§ **Short problem**
Copy the listing below in full and skip every picture.

-- Start Dataset content --

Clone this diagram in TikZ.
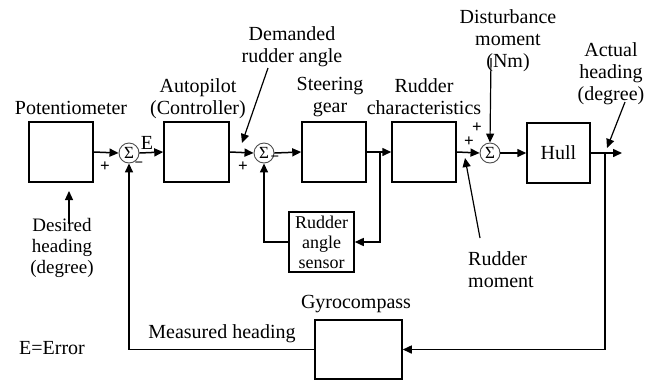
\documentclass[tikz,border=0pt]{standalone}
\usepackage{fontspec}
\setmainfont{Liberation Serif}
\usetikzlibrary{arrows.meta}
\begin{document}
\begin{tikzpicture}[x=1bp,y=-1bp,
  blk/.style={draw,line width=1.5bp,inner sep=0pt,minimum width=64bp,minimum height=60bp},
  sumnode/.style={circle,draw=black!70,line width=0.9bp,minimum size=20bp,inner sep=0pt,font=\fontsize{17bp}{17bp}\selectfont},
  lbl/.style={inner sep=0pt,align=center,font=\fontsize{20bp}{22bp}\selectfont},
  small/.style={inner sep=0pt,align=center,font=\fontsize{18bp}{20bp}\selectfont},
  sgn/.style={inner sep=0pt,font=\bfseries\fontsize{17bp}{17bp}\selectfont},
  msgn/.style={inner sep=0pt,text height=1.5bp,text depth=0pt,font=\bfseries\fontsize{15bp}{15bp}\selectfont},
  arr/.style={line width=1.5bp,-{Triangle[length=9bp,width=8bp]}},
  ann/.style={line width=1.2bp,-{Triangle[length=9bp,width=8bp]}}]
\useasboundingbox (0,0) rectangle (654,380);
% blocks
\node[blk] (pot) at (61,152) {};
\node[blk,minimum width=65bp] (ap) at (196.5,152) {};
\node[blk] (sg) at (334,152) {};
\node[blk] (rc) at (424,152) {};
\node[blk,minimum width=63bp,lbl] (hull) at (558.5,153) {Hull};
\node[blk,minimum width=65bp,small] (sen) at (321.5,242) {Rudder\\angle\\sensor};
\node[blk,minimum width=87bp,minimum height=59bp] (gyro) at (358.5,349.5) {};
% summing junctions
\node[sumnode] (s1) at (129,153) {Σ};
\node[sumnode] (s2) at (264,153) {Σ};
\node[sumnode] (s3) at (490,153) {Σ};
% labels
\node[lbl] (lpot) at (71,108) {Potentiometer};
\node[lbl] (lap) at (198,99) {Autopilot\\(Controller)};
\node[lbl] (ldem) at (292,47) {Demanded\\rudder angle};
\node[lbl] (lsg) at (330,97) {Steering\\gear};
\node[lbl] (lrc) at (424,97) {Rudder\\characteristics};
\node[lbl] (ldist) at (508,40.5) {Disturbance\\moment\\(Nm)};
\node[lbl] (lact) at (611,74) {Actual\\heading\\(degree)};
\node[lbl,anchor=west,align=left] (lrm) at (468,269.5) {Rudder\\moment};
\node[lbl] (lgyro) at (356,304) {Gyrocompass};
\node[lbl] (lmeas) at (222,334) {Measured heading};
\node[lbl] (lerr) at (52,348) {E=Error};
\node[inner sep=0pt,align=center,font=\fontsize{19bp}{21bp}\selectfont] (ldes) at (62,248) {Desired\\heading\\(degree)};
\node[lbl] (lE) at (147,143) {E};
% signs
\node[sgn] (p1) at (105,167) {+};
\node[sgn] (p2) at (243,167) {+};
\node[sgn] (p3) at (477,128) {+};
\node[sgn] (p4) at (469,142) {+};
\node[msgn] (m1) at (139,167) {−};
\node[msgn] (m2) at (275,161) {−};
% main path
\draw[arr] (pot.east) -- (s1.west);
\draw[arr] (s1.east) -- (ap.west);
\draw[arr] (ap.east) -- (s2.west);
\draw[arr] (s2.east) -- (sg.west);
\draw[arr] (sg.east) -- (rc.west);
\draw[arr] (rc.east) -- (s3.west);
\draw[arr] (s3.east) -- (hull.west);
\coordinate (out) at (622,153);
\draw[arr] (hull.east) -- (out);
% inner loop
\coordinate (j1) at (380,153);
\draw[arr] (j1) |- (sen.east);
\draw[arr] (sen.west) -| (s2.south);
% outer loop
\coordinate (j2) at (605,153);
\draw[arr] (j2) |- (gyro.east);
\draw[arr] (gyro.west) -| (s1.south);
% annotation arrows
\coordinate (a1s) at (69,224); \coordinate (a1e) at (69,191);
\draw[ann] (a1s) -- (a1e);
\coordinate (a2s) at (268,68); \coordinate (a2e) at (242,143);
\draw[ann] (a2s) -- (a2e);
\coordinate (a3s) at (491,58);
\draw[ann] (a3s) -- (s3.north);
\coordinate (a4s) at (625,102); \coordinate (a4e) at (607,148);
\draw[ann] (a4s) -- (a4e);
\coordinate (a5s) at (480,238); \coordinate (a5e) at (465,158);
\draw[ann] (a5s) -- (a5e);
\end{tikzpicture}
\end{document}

-- End Dataset content --

§ **Problem solution**
Clone this diagram in TikZ.
\documentclass[tikz,border=0pt]{standalone}
\usepackage{fontspec}
\setmainfont{Liberation Serif}
\usetikzlibrary{arrows.meta}
\begin{document}
\begin{tikzpicture}[x=1bp,y=-1bp,
  blk/.style={draw,line width=1.5bp,inner sep=0pt,minimum width=64bp,minimum height=60bp},
  sumnode/.style={circle,draw=black!70,line width=0.9bp,minimum size=20bp,inner sep=0pt,font=\fontsize{17bp}{17bp}\selectfont},
  lbl/.style={inner sep=0pt,align=center,font=\fontsize{20bp}{22bp}\selectfont},
  small/.style={inner sep=0pt,align=center,font=\fontsize{18bp}{20bp}\selectfont},
  sgn/.style={inner sep=0pt,font=\bfseries\fontsize{17bp}{17bp}\selectfont},
  msgn/.style={inner sep=0pt,text height=1.5bp,text depth=0pt,font=\bfseries\fontsize{15bp}{15bp}\selectfont},
  arr/.style={line width=1.5bp,-{Triangle[length=9bp,width=8bp]}},
  ann/.style={line width=1.2bp,-{Triangle[length=9bp,width=8bp]}}]
\useasboundingbox (0,0) rectangle (654,380);
% blocks
\node[blk] (pot) at (61,152) {};
\node[blk,minimum width=65bp] (ap) at (196.5,152) {};
\node[blk] (sg) at (334,152) {};
\node[blk] (rc) at (424,152) {};
\node[blk,minimum width=63bp,lbl] (hull) at (558.5,153) {Hull};
\node[blk,minimum width=65bp,small] (sen) at (321.5,242) {Rudder\\angle\\sensor};
\node[blk,minimum width=87bp,minimum height=59bp] (gyro) at (358.5,349.5) {};
% summing junctions
\node[sumnode] (s1) at (129,153) {Σ};
\node[sumnode] (s2) at (264,153) {Σ};
\node[sumnode] (s3) at (490,153) {Σ};
% labels
\node[lbl] (lpot) at (71,108) {Potentiometer};
\node[lbl] (lap) at (198,99) {Autopilot\\(Controller)};
\node[lbl] (ldem) at (292,47) {Demanded\\rudder angle};
\node[lbl] (lsg) at (330,97) {Steering\\gear};
\node[lbl] (lrc) at (424,97) {Rudder\\characteristics};
\node[lbl] (ldist) at (508,40.5) {Disturbance\\moment\\(Nm)};
\node[lbl] (lact) at (611,74) {Actual\\heading\\(degree)};
\node[lbl,anchor=west,align=left] (lrm) at (468,269.5) {Rudder\\moment};
\node[lbl] (lgyro) at (356,304) {Gyrocompass};
\node[lbl] (lmeas) at (222,334) {Measured heading};
\node[lbl] (lerr) at (52,348) {E=Error};
\node[inner sep=0pt,align=center,font=\fontsize{19bp}{21bp}\selectfont] (ldes) at (62,248) {Desired\\heading\\(degree)};
\node[lbl] (lE) at (147,143) {E};
% signs
\node[sgn] (p1) at (105,167) {+};
\node[sgn] (p2) at (243,167) {+};
\node[sgn] (p3) at (477,128) {+};
\node[sgn] (p4) at (469,142) {+};
\node[msgn] (m1) at (139,167) {−};
\node[msgn] (m2) at (275,161) {−};
% main path
\draw[arr] (pot.east) -- (s1.west);
\draw[arr] (s1.east) -- (ap.west);
\draw[arr] (ap.east) -- (s2.west);
\draw[arr] (s2.east) -- (sg.west);
\draw[arr] (sg.east) -- (rc.west);
\draw[arr] (rc.east) -- (s3.west);
\draw[arr] (s3.east) -- (hull.west);
\coordinate (out) at (622,153);
\draw[arr] (hull.east) -- (out);
% inner loop
\coordinate (j1) at (380,153);
\draw[arr] (j1) |- (sen.east);
\draw[arr] (sen.west) -| (s2.south);
% outer loop
\coordinate (j2) at (605,153);
\draw[arr] (j2) |- (gyro.east);
\draw[arr] (gyro.west) -| (s1.south);
% annotation arrows
\coordinate (a1s) at (69,224); \coordinate (a1e) at (69,191);
\draw[ann] (a1s) -- (a1e);
\coordinate (a2s) at (268,68); \coordinate (a2e) at (242,143);
\draw[ann] (a2s) -- (a2e);
\coordinate (a3s) at (491,58);
\draw[ann] (a3s) -- (s3.north);
\coordinate (a4s) at (625,102); \coordinate (a4e) at (607,148);
\draw[ann] (a4s) -- (a4e);
\coordinate (a5s) at (480,238); \coordinate (a5e) at (465,158);
\draw[ann] (a5s) -- (a5e);
\end{tikzpicture}
\end{document}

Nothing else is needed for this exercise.